Search code examples
juliametadataparquet

Write custom metadata to Parquet file in Julia


I am currently storing the output (a Julia Dataframe) of my Julia simulation in a Parquet file using Parquet.jl. I would also like to save some of the simulation parameters (eg. a list of (byte-)strings) to that same output file.

Preferably, these parameters are different for each column as each column is the result of different starting conditions of my code. However, I could also work with a global parameter list and then untangle it afterwards by indexing.

I have found a solution for Python using pyarrow

https://mungingdata.com/pyarrow/arbitrary-metadata-parquet-table/.

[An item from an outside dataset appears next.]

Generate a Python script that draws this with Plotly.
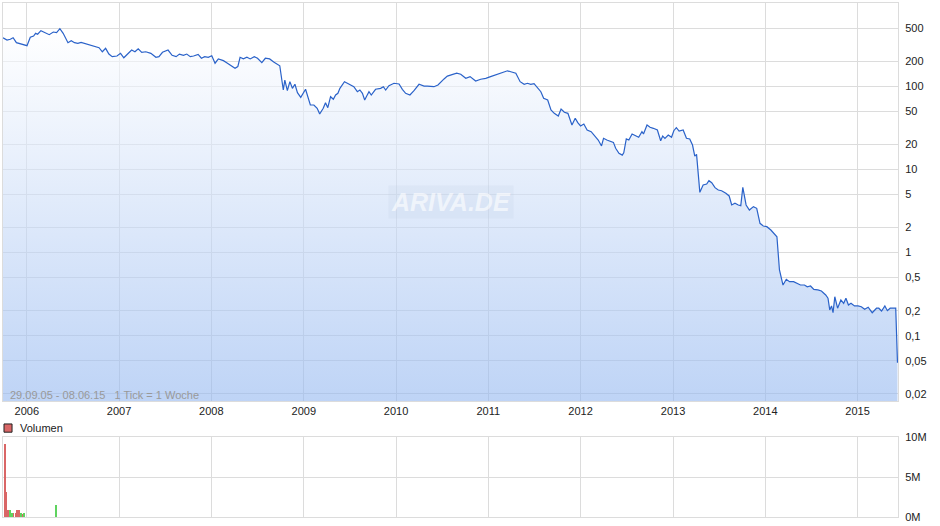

Do you know a way how to do it in Julia?


Solution

  • It's not quite done yet, and it's not registered, but my rewrite of the Julia parquet package, Parquet2.jl does support both custom file metadata and individual column metadata (the keyword arguments metadata and column_metadata in Parquet2.writefile.

    I haven't gotten to documentation for writing yet, but if you are feeling adventurous you can give it a shot. I do expect to finish up this package and register it within the next couple of weeks. I don't have unit tests in for writing yet, so of course, if you try it and have problems, please open an issue.

    It's probably also worth mentioning that the main use case I recommend for parquet is if you must have parquet for compatibility reasons. Most of the time, Julia users are probably better off with Arrow.jl as the format has a number of advantages over parquet for most use cases, please see my FAQ answer on this. Of course, the reason I undertook writing the package is because parquet is arguably the only ubiquitous binary format in "big data world" so a robust writer is desperately needed.